Work instructions:
Read the records below. Copy each line where the string "that" occurs.
--- start ---
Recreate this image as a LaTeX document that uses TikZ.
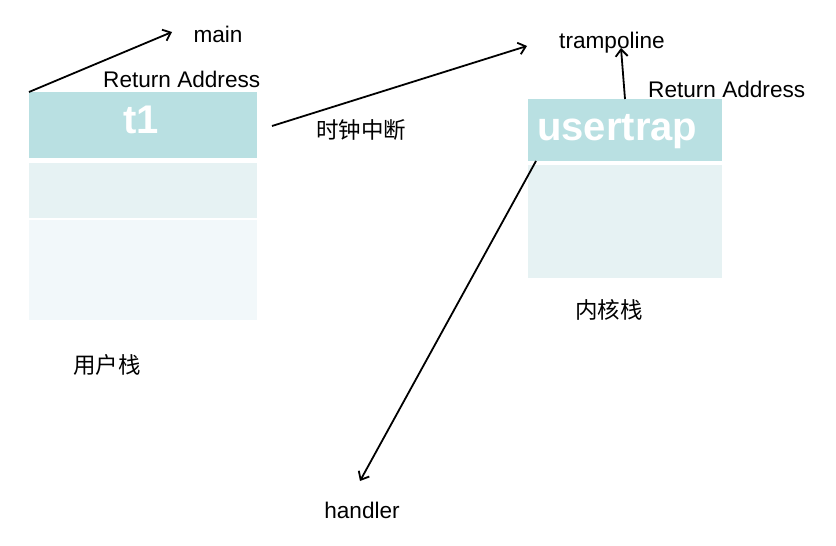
\documentclass[tikz,border=0pt]{standalone}
\usepackage{fontspec}
\setmainfont{Liberation Sans}
\newfontfamily\cjk{Noto Sans CJK SC}
\usetikzlibrary{positioning, arrows.meta}

\definecolor{framec}{RGB}{185,224,226}
\definecolor{midc}{RGB}{230,242,243}
\definecolor{lowc}{RGB}{242,248,250}

\begin{document}
\begin{tikzpicture}[x=1pt, y=-1pt, node distance=5pt,
	stack/.style={rectangle, inner sep=0pt, outer sep=0pt},
	topbox/.style={stack, fill=framec},
	midbox/.style={stack, fill=midc},
	lowbox/.style={stack, fill=lowc},
	lbl/.style={inner sep=0pt, font=\fontsize{22.6}{26}\selectfont},
	big/.style={inner sep=0pt, text=white, font=\fontsize{40}{44}\selectfont\bfseries},
	zh/.style={inner sep=0pt, font=\cjk\fontsize{22.5}{26}\selectfont},
	jump/.style={line width=1.8pt, -{Straight Barb[length=7pt, width=12pt]}}]
	\useasboundingbox (0,0) rectangle (836,546);

	% user stack
	\node (t1box) [topbox, minimum width=228pt, minimum height=66pt, anchor=north west] at (29,92) {};
	\node (ubox2) [midbox, minimum width=228pt, minimum height=55pt, below=5pt of t1box] {};
	\node (ubox3) [lowbox, minimum width=228pt, minimum height=100pt, below=2pt of ubox2] {};
	\node (t1) [big, anchor=base] at (141,133) {t1};
	\node (ustack) [zh] at (107,365) {用户栈};

	% kernel stack
	\node (utrap) [topbox, minimum width=194pt, minimum height=62pt, anchor=north west] at (528,99) {};
	\node (kbox2) [midbox, minimum width=194pt, minimum height=113pt, below=4pt of utrap] {};
	\node (usertrap) [big, anchor=base west] at (537,140) {usertrap};
	\node (kstack) [zh] at (609,310) {内核栈};

	% labels
	\node (main) [lbl, anchor=base] at (218,42) {main};
	\node (uret) [lbl, anchor=base west] at (103,87) {Return Address};
	\node (irq) [zh] at (361,130) {时钟中断};
	\node (tramp) [lbl, anchor=base] at (612,48) {trampoline};
	\node (kret) [lbl, anchor=base west] at (648,97) {Return Address};
	\node (handler) [lbl, anchor=base] at (362,518) {handler};

	\coordinate (main-tip) at (172,32);
	\coordinate (irq-start) at (272,126);
	\coordinate (irq-tip) at (527,46);
	\coordinate (tramp-tip) at (621,48);
	\coordinate (handler-tip) at (360,481);

	\draw[jump] (t1box.north west) -- (main-tip);
	\draw[jump] (irq-start) -- (irq-tip);
	\draw[jump] (utrap.north) -- (tramp-tip);
	\draw[jump] ([xshift=8pt]utrap.south west) -- (handler-tip);
\end{tikzpicture}
\end{document}
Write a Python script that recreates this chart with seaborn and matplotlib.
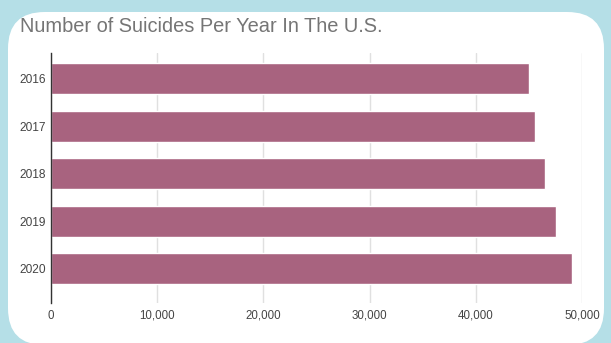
import matplotlib
matplotlib.use("Agg")
import matplotlib.pyplot as plt
from matplotlib.patches import FancyBboxPatch
import seaborn as sns
import pandas as pd

years = ["2016", "2017", "2018", "2019", "2020"]
suicides = [45000, 45600, 46550, 47580, 49090]
x_ticks = [0, 10000, 20000, 30000, 40000, 50000]
x_tick_labels = ["0", "10,000", "20,000", "30,000", "40,000", "50,000"]
title = "Number of Suicides Per Year In The U.S."
x_label = "Number of Suicides"

sns.set_theme(style="white")
plt.rcParams["font.family"] = ["Liberation Sans", "DejaVu Sans"]

W, H = 611, 343
fig = plt.figure(figsize=(W / 100, H / 100), dpi=100)
fig.patch.set_facecolor("#b5dfe7")

card = FancyBboxPatch((8 / W, 1 - 345 / H), (604 - 8) / W, (345 - 12) / H,
                      boxstyle="round,pad=0,rounding_size=0.06",
                      transform=fig.transFigure, facecolor="white",
                      edgecolor="none", zorder=-10, mutation_aspect=W / H)
fig.patches.append(card)

ax = fig.add_axes([51 / W, 1 - 303 / H, (582 - 51) / W, (303 - 53) / H])
ax.set_facecolor("none")
ax.set_zorder(1)

df = pd.DataFrame({"Year": years, "Suicides": suicides})
sns.barplot(data=df, y="Year", x="Suicides", orient="h", color="#a8637f",
            saturation=1, width=0.65, ax=ax, zorder=3)

ax.set_xlim(0, 50000)
ax.set_ylim(4.72, -0.54)
ax.set_xticks(x_ticks)
ax.set_xticklabels(x_tick_labels)
ax.tick_params(axis="x", length=0, pad=5, labelsize=8.3, labelcolor="#444444")
ax.tick_params(axis="y", length=0, pad=4, labelsize=8.6, labelcolor="#444444")
ax.grid(axis="x", color="#e0e0e0", linewidth=1, zorder=0)
ax.grid(axis="y", visible=False)
ax.set_axisbelow(True)
for s in ["top", "right", "bottom"]:
    ax.spines[s].set_visible(False)
ax.spines["left"].set_color("#333333")
ax.spines["left"].set_linewidth(1)
ax.spines["left"].set_zorder(4)
ax.set_ylabel("")
ax.set_xlabel(x_label, fontsize=8.3, color="#444444", labelpad=15)

fig.text(20 / W, 1 - 27 / H, title, fontsize=14.4, color="#757575",
         ha="left", va="center", zorder=5)

fig.savefig("out.png", dpi=100, facecolor=fig.get_facecolor())
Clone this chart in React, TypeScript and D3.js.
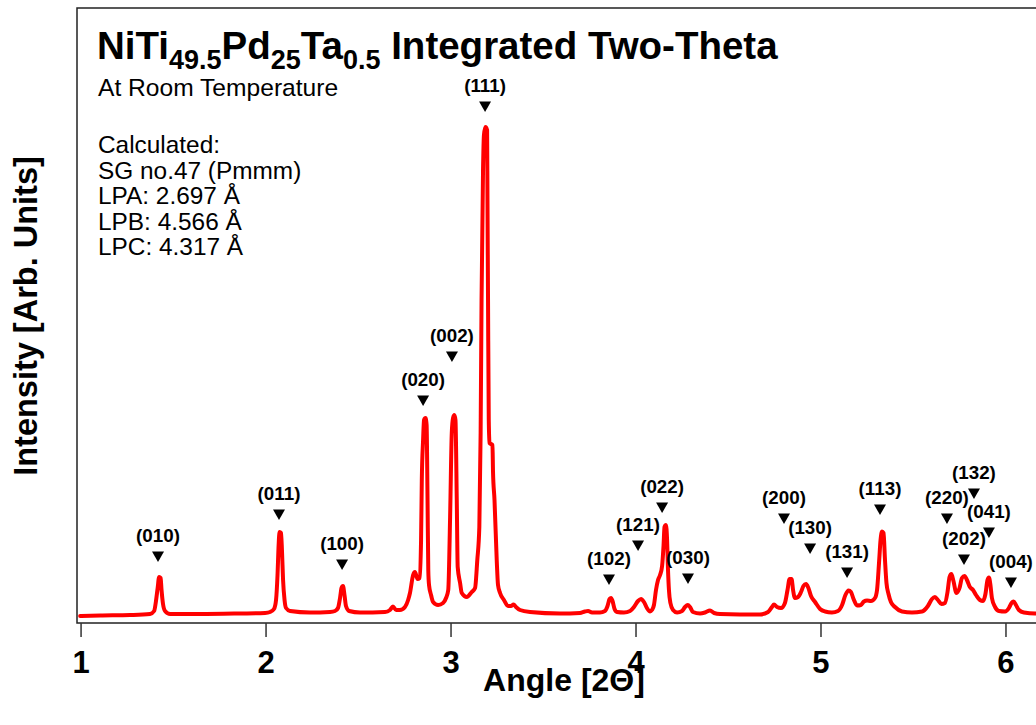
--- end ---
Exercise result:
Recreate this image as a LaTeX document that uses TikZ.
Write a Python script that recreates this chart with seaborn and matplotlib.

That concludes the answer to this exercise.